++++ Task material ++++

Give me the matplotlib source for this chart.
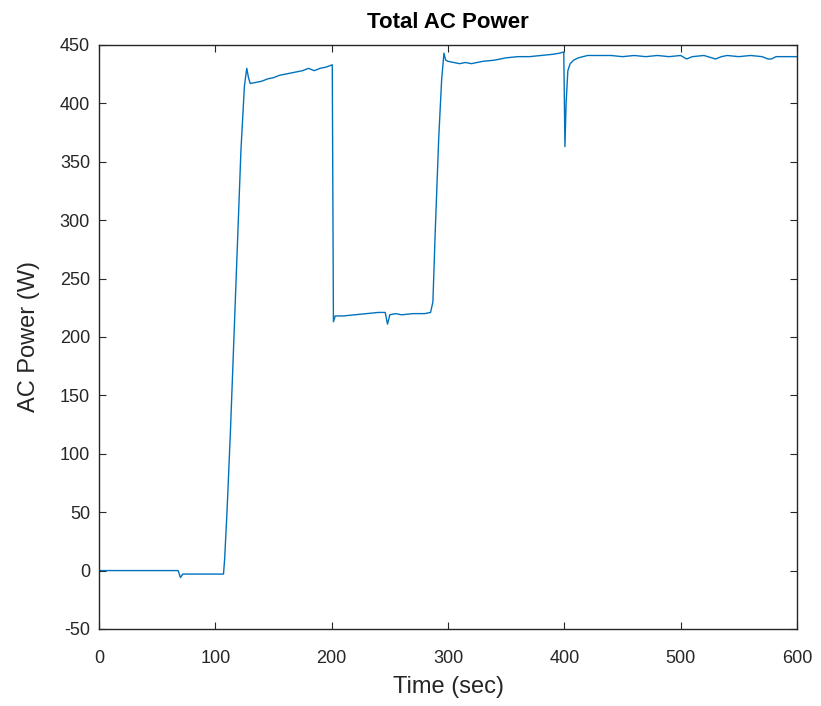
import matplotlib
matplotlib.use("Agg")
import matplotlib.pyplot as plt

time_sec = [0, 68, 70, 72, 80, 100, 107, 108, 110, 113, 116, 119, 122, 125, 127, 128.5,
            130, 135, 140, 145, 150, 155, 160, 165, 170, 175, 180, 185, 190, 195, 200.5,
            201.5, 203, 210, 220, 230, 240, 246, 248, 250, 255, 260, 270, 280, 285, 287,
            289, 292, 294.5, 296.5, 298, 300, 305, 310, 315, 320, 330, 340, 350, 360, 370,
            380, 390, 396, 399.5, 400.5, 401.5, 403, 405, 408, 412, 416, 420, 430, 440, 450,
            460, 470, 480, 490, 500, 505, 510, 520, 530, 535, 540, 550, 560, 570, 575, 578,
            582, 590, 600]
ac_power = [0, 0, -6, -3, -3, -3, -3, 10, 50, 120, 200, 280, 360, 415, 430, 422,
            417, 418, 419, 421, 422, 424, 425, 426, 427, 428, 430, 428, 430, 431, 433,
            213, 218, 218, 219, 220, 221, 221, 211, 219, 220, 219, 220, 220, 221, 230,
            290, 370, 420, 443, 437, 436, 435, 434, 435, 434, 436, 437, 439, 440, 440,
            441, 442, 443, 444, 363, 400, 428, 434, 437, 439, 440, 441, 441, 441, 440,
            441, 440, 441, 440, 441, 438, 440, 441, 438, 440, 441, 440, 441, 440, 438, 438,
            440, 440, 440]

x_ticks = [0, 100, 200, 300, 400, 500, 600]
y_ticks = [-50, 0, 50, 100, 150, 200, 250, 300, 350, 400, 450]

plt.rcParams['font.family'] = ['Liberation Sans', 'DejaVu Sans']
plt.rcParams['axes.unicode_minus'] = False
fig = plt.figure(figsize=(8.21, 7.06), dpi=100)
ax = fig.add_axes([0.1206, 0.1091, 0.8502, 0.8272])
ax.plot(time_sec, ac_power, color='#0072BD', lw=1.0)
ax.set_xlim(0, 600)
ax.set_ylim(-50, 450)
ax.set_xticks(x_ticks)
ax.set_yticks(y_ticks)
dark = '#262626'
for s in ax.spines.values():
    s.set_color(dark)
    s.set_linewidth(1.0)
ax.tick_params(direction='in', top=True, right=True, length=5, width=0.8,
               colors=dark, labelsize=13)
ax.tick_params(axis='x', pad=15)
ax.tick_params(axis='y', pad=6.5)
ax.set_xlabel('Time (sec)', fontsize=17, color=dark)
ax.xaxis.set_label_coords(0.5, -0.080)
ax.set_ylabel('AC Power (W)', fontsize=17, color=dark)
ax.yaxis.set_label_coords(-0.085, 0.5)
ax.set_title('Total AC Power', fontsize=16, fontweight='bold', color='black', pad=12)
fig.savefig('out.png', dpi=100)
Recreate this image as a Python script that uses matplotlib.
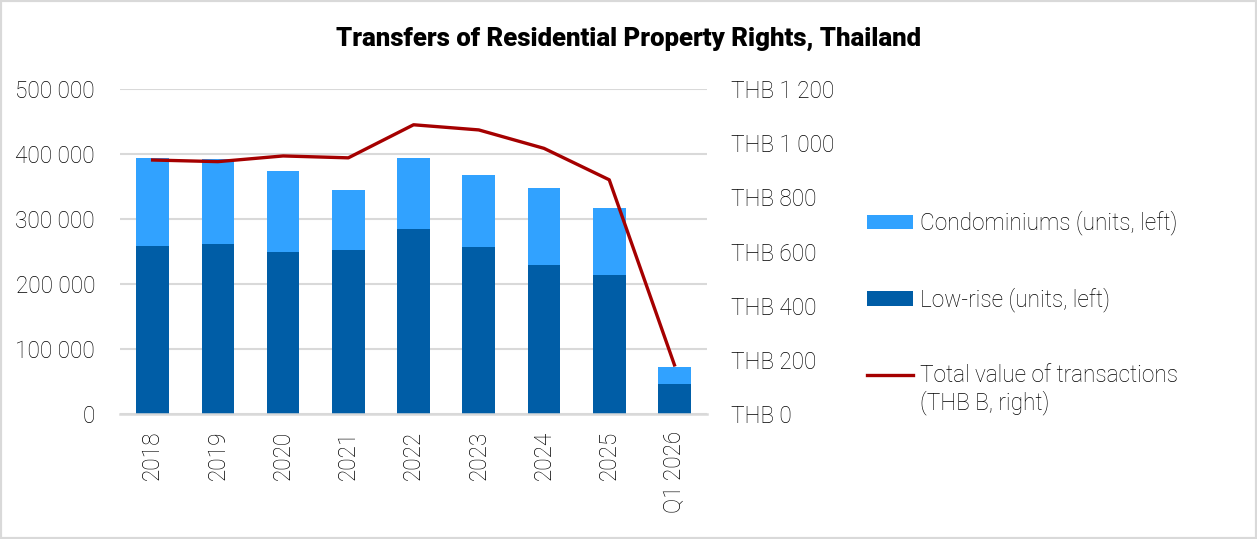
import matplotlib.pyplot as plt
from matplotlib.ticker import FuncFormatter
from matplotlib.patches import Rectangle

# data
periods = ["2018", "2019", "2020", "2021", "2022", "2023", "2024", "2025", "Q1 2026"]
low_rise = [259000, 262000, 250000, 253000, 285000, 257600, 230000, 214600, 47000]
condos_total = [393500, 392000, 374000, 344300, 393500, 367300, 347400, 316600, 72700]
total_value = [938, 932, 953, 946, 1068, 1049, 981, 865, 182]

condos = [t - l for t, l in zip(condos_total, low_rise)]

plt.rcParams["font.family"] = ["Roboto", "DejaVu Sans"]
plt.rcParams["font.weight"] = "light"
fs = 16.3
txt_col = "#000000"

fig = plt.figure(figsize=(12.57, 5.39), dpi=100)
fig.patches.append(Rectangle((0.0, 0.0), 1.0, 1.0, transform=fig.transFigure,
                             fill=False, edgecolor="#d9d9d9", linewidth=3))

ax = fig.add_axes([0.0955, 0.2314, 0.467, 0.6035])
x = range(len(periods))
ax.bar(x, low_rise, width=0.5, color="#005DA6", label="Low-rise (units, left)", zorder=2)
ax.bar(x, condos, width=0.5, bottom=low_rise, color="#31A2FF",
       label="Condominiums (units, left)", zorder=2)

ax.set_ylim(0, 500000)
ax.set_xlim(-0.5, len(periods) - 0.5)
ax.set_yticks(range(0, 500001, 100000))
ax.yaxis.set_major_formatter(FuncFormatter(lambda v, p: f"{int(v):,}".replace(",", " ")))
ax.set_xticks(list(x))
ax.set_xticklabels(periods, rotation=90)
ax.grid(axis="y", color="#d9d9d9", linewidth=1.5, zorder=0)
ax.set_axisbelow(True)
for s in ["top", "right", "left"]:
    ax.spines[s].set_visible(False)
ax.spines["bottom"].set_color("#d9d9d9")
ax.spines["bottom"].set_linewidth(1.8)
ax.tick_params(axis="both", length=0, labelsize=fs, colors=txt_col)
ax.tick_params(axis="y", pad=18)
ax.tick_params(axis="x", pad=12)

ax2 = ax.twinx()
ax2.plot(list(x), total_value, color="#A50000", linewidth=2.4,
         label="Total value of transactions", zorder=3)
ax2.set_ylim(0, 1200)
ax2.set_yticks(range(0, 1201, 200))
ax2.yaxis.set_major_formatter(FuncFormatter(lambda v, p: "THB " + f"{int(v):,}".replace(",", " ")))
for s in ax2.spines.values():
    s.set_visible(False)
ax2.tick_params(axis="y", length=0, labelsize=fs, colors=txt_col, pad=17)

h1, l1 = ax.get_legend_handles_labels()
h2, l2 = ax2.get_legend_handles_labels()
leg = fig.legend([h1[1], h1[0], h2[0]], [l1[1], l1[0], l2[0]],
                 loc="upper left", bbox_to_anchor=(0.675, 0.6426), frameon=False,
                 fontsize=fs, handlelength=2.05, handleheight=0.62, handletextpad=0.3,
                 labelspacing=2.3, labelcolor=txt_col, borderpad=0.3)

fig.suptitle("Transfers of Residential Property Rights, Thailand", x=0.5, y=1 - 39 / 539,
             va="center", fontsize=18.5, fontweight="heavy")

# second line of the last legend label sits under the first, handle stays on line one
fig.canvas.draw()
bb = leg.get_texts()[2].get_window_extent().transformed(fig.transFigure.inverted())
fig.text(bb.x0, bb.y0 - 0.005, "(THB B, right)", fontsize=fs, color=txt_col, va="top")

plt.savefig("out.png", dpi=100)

++++

_Task directions_.
Look for "this" and pull out every line that has it.

_Expected output_.
Give me the matplotlib source for this chart.
Recreate this image as a Python script that uses matplotlib.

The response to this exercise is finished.